=== Task brief ===
Return each line of the listing below, unchanged, and omit the images.

=== Collected material ===
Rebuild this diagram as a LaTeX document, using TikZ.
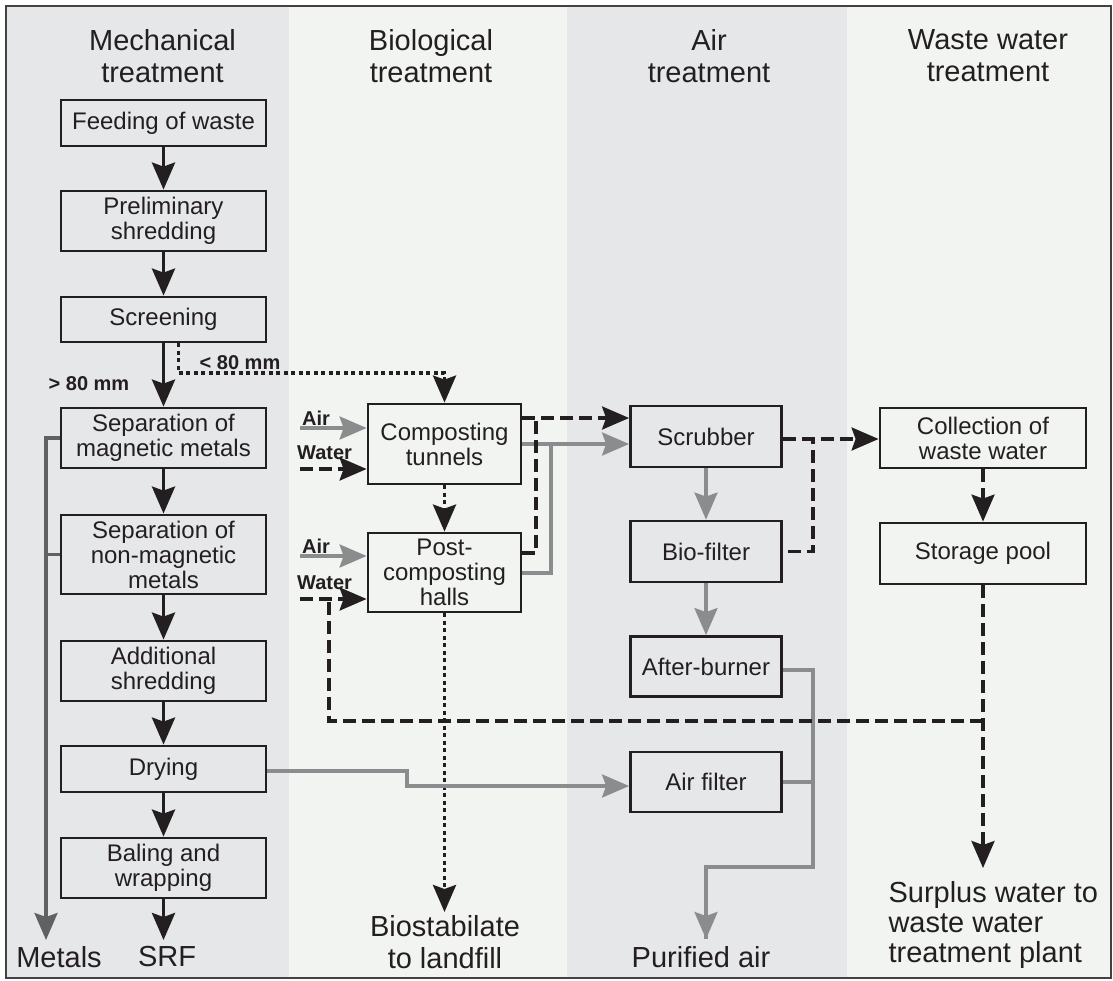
\documentclass[tikz,border=0pt]{standalone}
\usepackage{fontspec}
\setmainfont{Liberation Sans}
\usetikzlibrary{arrows.meta,calc}
\definecolor{ink}{HTML}{231F20}
\definecolor{colA}{HTML}{E6E7E9}
\definecolor{colB}{HTML}{F2F4F2}
\definecolor{grayline}{HTML}{8B8C8E}
\definecolor{metalgray}{HTML}{606163}
\newcommand\boxfont{\fontsize{24}{25}\selectfont}
\newcommand\headfont{\fontsize{29}{32}\selectfont}
\newcommand\lblfont{\bfseries\fontsize{20}{21}\selectfont}
\begin{document}
\begin{tikzpicture}[x=1pt,y=-1pt,
  box/.style={draw=ink, line width=2.8pt, align=center, inner sep=0pt, text=ink, font=\boxfont},
  mbox/.style={box, minimum width=205pt},
  abox/.style={box, minimum width=151pt},
  head/.style={align=center, text=ink, font=\headfont},
  endlbl/.style={align=center, text=ink, font=\headfont},
  lbl/.style={text=ink, font=\lblfont, inner sep=0pt},
  tip/.style={-{Stealth[length=27pt,width=23pt,inset=4pt]}},
  blk/.style={draw=ink, line width=3.8pt, tip},
  gryarr/.style={draw=grayline, line width=3.4pt, tip},
  gryln/.style={draw=grayline, line width=3.4pt},
  metarr/.style={draw=metalgray, line width=3.4pt, tip},
  metln/.style={draw=metalgray, line width=3.4pt},
  dashln/.style={draw=ink, line width=3.4pt, dash pattern=on 13pt off 6pt},
  dasharr/.style={dashln, tip},
  dotln/.style={draw=ink, line width=3.6pt, dash pattern=on 4pt off 3.5pt},
  dotarr/.style={dotln, tip}
]
\useasboundingbox (0,0) rectangle (1113,980);
% column backgrounds
\fill[colA] (6,6) rectangle (289,978);
\fill[colB] (289,6) rectangle (567,978);
\fill[colA] (567,6) rectangle (847,978);
\fill[colB] (847,6) rectangle (1111,978);
\draw[draw=ink!85, line width=1.2pt] (6,6) rectangle (1111,978);

% headers
\node[head] (hM) at (162.5,56) {Mechanical\\treatment};
\node[head] (hB) at (431,56) {Biological\\treatment};
\node[head] (hA) at (709,56) {Air\\treatment};
\node[head] (hW) at (988,56) {Waste water\\treatment};

% mechanical boxes
\node[mbox, minimum height=46pt] (feed) at (163.5,123) {Feeding of waste};
\node[mbox, minimum height=60pt] (prelim) at (163.5,221) {Preliminary\\shredding};
\node[mbox, minimum height=45pt] (screen) at (163.5,319.5) {Screening};
\node[mbox, minimum height=60pt] (mag) at (163.5,438) {Separation of\\magnetic metals};
\node[mbox, minimum height=79pt] (nonmag) at (163.5,554.5) {Separation of\\non-magnetic\\metals};
\node[mbox, minimum height=60pt] (addsh) at (163.5,671) {Additional\\shredding};
\node[mbox, minimum height=46pt] (dry) at (163.5,769) {Drying};
\node[mbox, minimum height=60pt] (bale) at (163.5,868) {Baling and\\wrapping};

% biological boxes
\node[box, minimum width=153pt, minimum height=80pt] (tun) at (444.5,444) {Composting\\tunnels};
\node[box, minimum width=153pt, minimum height=79pt] (halls) at (444.5,572.5) {Post-\\composting\\halls};

% air boxes
\node[abox, minimum height=61pt] (scrub) at (706,436.5) {Scrubber};
\node[abox, minimum height=61pt] (biof) at (706,551.5) {Bio-filter};
\node[abox, minimum height=60pt] (after) at (706,666.5) {After-burner};
\node[abox, minimum height=60pt] (afilt) at (706,782) {Air filter};

% waste water boxes
\node[box, minimum width=206pt, minimum height=60pt] (coll) at (983,438) {Collection of\\waste water};
\node[box, minimum width=206pt, minimum height=61pt] (stor) at (983,553.5) {Storage pool};

% end labels
\node[endlbl] (metals) at (59,957) {Metals};
\node[endlbl] (srf) at (167,957) {SRF};
\node[endlbl] (biost) at (445,942) {Biostabilate\\to landfill};
\node[endlbl] (pure) at (701,957) {Purified air};
\node[endlbl, align=left, anchor=west, font=\fontsize{29}{30}\selectfont] (surp) at (885,925) {Surplus water to\\waste water\\treatment plant};

% small labels
\node[lbl, anchor=base] (gt) at (89,390) {> 80 mm};
\node[lbl, anchor=base] (lt) at (240,369) {< 80 mm};
\node[lbl, anchor=base west] (air1) at (302,425) {Air};
\node[lbl, anchor=base west] (wat1) at (297,459) {Water};
\node[lbl, anchor=base west] (air2) at (302,553) {Air};
\node[lbl, anchor=base west] (wat2) at (297,589) {Water};

% coordinates
\coordinate (srftip) at (163.5,940);
\coordinate (mtip) at (46,940);
\coordinate (yDot) at (0,373);
\coordinate (aIn1) at (300,428);
\coordinate (wIn1) at (300,469);
\coordinate (aIn2) at (300,556);
\coordinate (wIn2) at (300,599);
\coordinate (yD1) at (0,418);
\coordinate (yG1) at (0,444);
\coordinate (jD) at (536,418);
\coordinate (jG) at (551,444);
\coordinate (yHD) at (0,553);
\coordinate (yHG) at (0,573);
\coordinate (yS) at (0,439);
\coordinate (jS) at (813,439);
\coordinate (bsTip) at (444.5,912);
\coordinate (wTip) at (983,868);
\coordinate (retJ) at (983,721);
\coordinate (retL) at (329,599);
\coordinate (dryJ) at (407,771);
\coordinate (yAF) at (0,786);
\coordinate (abJ) at (813,867);
\coordinate (paTip) at (706,939);
\coordinate (yAB) at (0,670);

% mechanical flow
\draw[blk] (feed) -- (prelim);
\draw[blk] (prelim) -- (screen);
\draw[blk] (screen) -- (mag);
\draw[blk] (mag) -- (nonmag);
\draw[blk] (nonmag) -- (addsh);
\draw[blk] (addsh) -- (dry);
\draw[blk] (dry) -- (bale);
\draw[blk] (bale) -- (srftip);

% metals
\draw[metarr] (mag.west) -| (mtip);
\draw[metln] (nonmag.west) -- (nonmag.west -| mtip);

% fine fraction (dotted)
\draw[dotarr] ([xshift=15pt]screen.south) |- (tun.north |- yDot) -- (tun.north);
\draw[dotarr] (tun) -- (halls);
\draw[dotarr] (halls.south) -- (bsTip);

% inputs to biological
\draw[gryarr] (aIn1) -- (tun.west |- aIn1);
\draw[dasharr] (wIn1) -- (tun.west |- wIn1);
\draw[gryarr] (aIn2) -- (halls.west |- aIn2);
\draw[dasharr] (wIn2) -- (halls.west |- wIn2);

% biological to air treatment
\draw[dasharr] (tun.east |- yD1) -- (scrub.west |- yD1);
\draw[gryarr] (tun.east |- yG1) -- (scrub.west |- yG1);
\draw[dashln] (halls.east |- yHD) -| (jD);
\draw[gryln] (halls.east |- yHG) -| (jG);

% air treatment chain
\draw[gryarr] (scrub) -- (biof);
\draw[gryarr] (biof) -- (after);
\draw[gryln] (after.east |- yAB) -| (abJ) -| (paTip);
\draw[gryarr] (abJ -| paTip) -- (paTip);
\draw[gryln] (afilt.east) -- (afilt.east -| abJ);

% drying exhaust
\draw[gryarr] (dry.east |- dryJ) -- (dryJ) |- (afilt.west |- yAF);

% waste water
\draw[dasharr] (scrub.east |- yS) -- (coll.west |- yS);
\draw[dashln] ([xshift=5pt]biof.east) -| (jS);
\draw[dasharr] (coll) -- (stor);
\draw[dasharr] (stor.south) -- (wTip);
\draw[dashln] (retJ) -| (retL);
\end{tikzpicture}
\end{document}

=== Full answer ===
Rebuild this diagram as a LaTeX document, using TikZ.
\documentclass[tikz,border=0pt]{standalone}
\usepackage{fontspec}
\setmainfont{Liberation Sans}
\usetikzlibrary{arrows.meta,calc}
\definecolor{ink}{HTML}{231F20}
\definecolor{colA}{HTML}{E6E7E9}
\definecolor{colB}{HTML}{F2F4F2}
\definecolor{grayline}{HTML}{8B8C8E}
\definecolor{metalgray}{HTML}{606163}
\newcommand\boxfont{\fontsize{24}{25}\selectfont}
\newcommand\headfont{\fontsize{29}{32}\selectfont}
\newcommand\lblfont{\bfseries\fontsize{20}{21}\selectfont}
\begin{document}
\begin{tikzpicture}[x=1pt,y=-1pt,
  box/.style={draw=ink, line width=2.8pt, align=center, inner sep=0pt, text=ink, font=\boxfont},
  mbox/.style={box, minimum width=205pt},
  abox/.style={box, minimum width=151pt},
  head/.style={align=center, text=ink, font=\headfont},
  endlbl/.style={align=center, text=ink, font=\headfont},
  lbl/.style={text=ink, font=\lblfont, inner sep=0pt},
  tip/.style={-{Stealth[length=27pt,width=23pt,inset=4pt]}},
  blk/.style={draw=ink, line width=3.8pt, tip},
  gryarr/.style={draw=grayline, line width=3.4pt, tip},
  gryln/.style={draw=grayline, line width=3.4pt},
  metarr/.style={draw=metalgray, line width=3.4pt, tip},
  metln/.style={draw=metalgray, line width=3.4pt},
  dashln/.style={draw=ink, line width=3.4pt, dash pattern=on 13pt off 6pt},
  dasharr/.style={dashln, tip},
  dotln/.style={draw=ink, line width=3.6pt, dash pattern=on 4pt off 3.5pt},
  dotarr/.style={dotln, tip}
]
\useasboundingbox (0,0) rectangle (1113,980);
% column backgrounds
\fill[colA] (6,6) rectangle (289,978);
\fill[colB] (289,6) rectangle (567,978);
\fill[colA] (567,6) rectangle (847,978);
\fill[colB] (847,6) rectangle (1111,978);
\draw[draw=ink!85, line width=1.2pt] (6,6) rectangle (1111,978);

% headers
\node[head] (hM) at (162.5,56) {Mechanical\\treatment};
\node[head] (hB) at (431,56) {Biological\\treatment};
\node[head] (hA) at (709,56) {Air\\treatment};
\node[head] (hW) at (988,56) {Waste water\\treatment};

% mechanical boxes
\node[mbox, minimum height=46pt] (feed) at (163.5,123) {Feeding of waste};
\node[mbox, minimum height=60pt] (prelim) at (163.5,221) {Preliminary\\shredding};
\node[mbox, minimum height=45pt] (screen) at (163.5,319.5) {Screening};
\node[mbox, minimum height=60pt] (mag) at (163.5,438) {Separation of\\magnetic metals};
\node[mbox, minimum height=79pt] (nonmag) at (163.5,554.5) {Separation of\\non-magnetic\\metals};
\node[mbox, minimum height=60pt] (addsh) at (163.5,671) {Additional\\shredding};
\node[mbox, minimum height=46pt] (dry) at (163.5,769) {Drying};
\node[mbox, minimum height=60pt] (bale) at (163.5,868) {Baling and\\wrapping};

% biological boxes
\node[box, minimum width=153pt, minimum height=80pt] (tun) at (444.5,444) {Composting\\tunnels};
\node[box, minimum width=153pt, minimum height=79pt] (halls) at (444.5,572.5) {Post-\\composting\\halls};

% air boxes
\node[abox, minimum height=61pt] (scrub) at (706,436.5) {Scrubber};
\node[abox, minimum height=61pt] (biof) at (706,551.5) {Bio-filter};
\node[abox, minimum height=60pt] (after) at (706,666.5) {After-burner};
\node[abox, minimum height=60pt] (afilt) at (706,782) {Air filter};

% waste water boxes
\node[box, minimum width=206pt, minimum height=60pt] (coll) at (983,438) {Collection of\\waste water};
\node[box, minimum width=206pt, minimum height=61pt] (stor) at (983,553.5) {Storage pool};

% end labels
\node[endlbl] (metals) at (59,957) {Metals};
\node[endlbl] (srf) at (167,957) {SRF};
\node[endlbl] (biost) at (445,942) {Biostabilate\\to landfill};
\node[endlbl] (pure) at (701,957) {Purified air};
\node[endlbl, align=left, anchor=west, font=\fontsize{29}{30}\selectfont] (surp) at (885,925) {Surplus water to\\waste water\\treatment plant};

% small labels
\node[lbl, anchor=base] (gt) at (89,390) {> 80 mm};
\node[lbl, anchor=base] (lt) at (240,369) {< 80 mm};
\node[lbl, anchor=base west] (air1) at (302,425) {Air};
\node[lbl, anchor=base west] (wat1) at (297,459) {Water};
\node[lbl, anchor=base west] (air2) at (302,553) {Air};
\node[lbl, anchor=base west] (wat2) at (297,589) {Water};

% coordinates
\coordinate (srftip) at (163.5,940);
\coordinate (mtip) at (46,940);
\coordinate (yDot) at (0,373);
\coordinate (aIn1) at (300,428);
\coordinate (wIn1) at (300,469);
\coordinate (aIn2) at (300,556);
\coordinate (wIn2) at (300,599);
\coordinate (yD1) at (0,418);
\coordinate (yG1) at (0,444);
\coordinate (jD) at (536,418);
\coordinate (jG) at (551,444);
\coordinate (yHD) at (0,553);
\coordinate (yHG) at (0,573);
\coordinate (yS) at (0,439);
\coordinate (jS) at (813,439);
\coordinate (bsTip) at (444.5,912);
\coordinate (wTip) at (983,868);
\coordinate (retJ) at (983,721);
\coordinate (retL) at (329,599);
\coordinate (dryJ) at (407,771);
\coordinate (yAF) at (0,786);
\coordinate (abJ) at (813,867);
\coordinate (paTip) at (706,939);
\coordinate (yAB) at (0,670);

% mechanical flow
\draw[blk] (feed) -- (prelim);
\draw[blk] (prelim) -- (screen);
\draw[blk] (screen) -- (mag);
\draw[blk] (mag) -- (nonmag);
\draw[blk] (nonmag) -- (addsh);
\draw[blk] (addsh) -- (dry);
\draw[blk] (dry) -- (bale);
\draw[blk] (bale) -- (srftip);

% metals
\draw[metarr] (mag.west) -| (mtip);
\draw[metln] (nonmag.west) -- (nonmag.west -| mtip);

% fine fraction (dotted)
\draw[dotarr] ([xshift=15pt]screen.south) |- (tun.north |- yDot) -- (tun.north);
\draw[dotarr] (tun) -- (halls);
\draw[dotarr] (halls.south) -- (bsTip);

% inputs to biological
\draw[gryarr] (aIn1) -- (tun.west |- aIn1);
\draw[dasharr] (wIn1) -- (tun.west |- wIn1);
\draw[gryarr] (aIn2) -- (halls.west |- aIn2);
\draw[dasharr] (wIn2) -- (halls.west |- wIn2);

% biological to air treatment
\draw[dasharr] (tun.east |- yD1) -- (scrub.west |- yD1);
\draw[gryarr] (tun.east |- yG1) -- (scrub.west |- yG1);
\draw[dashln] (halls.east |- yHD) -| (jD);
\draw[gryln] (halls.east |- yHG) -| (jG);

% air treatment chain
\draw[gryarr] (scrub) -- (biof);
\draw[gryarr] (biof) -- (after);
\draw[gryln] (after.east |- yAB) -| (abJ) -| (paTip);
\draw[gryarr] (abJ -| paTip) -- (paTip);
\draw[gryln] (afilt.east) -- (afilt.east -| abJ);

% drying exhaust
\draw[gryarr] (dry.east |- dryJ) -- (dryJ) |- (afilt.west |- yAF);

% waste water
\draw[dasharr] (scrub.east |- yS) -- (coll.west |- yS);
\draw[dashln] ([xshift=5pt]biof.east) -| (jS);
\draw[dasharr] (coll) -- (stor);
\draw[dasharr] (stor.south) -- (wTip);
\draw[dashln] (retJ) -| (retL);
\end{tikzpicture}
\end{document}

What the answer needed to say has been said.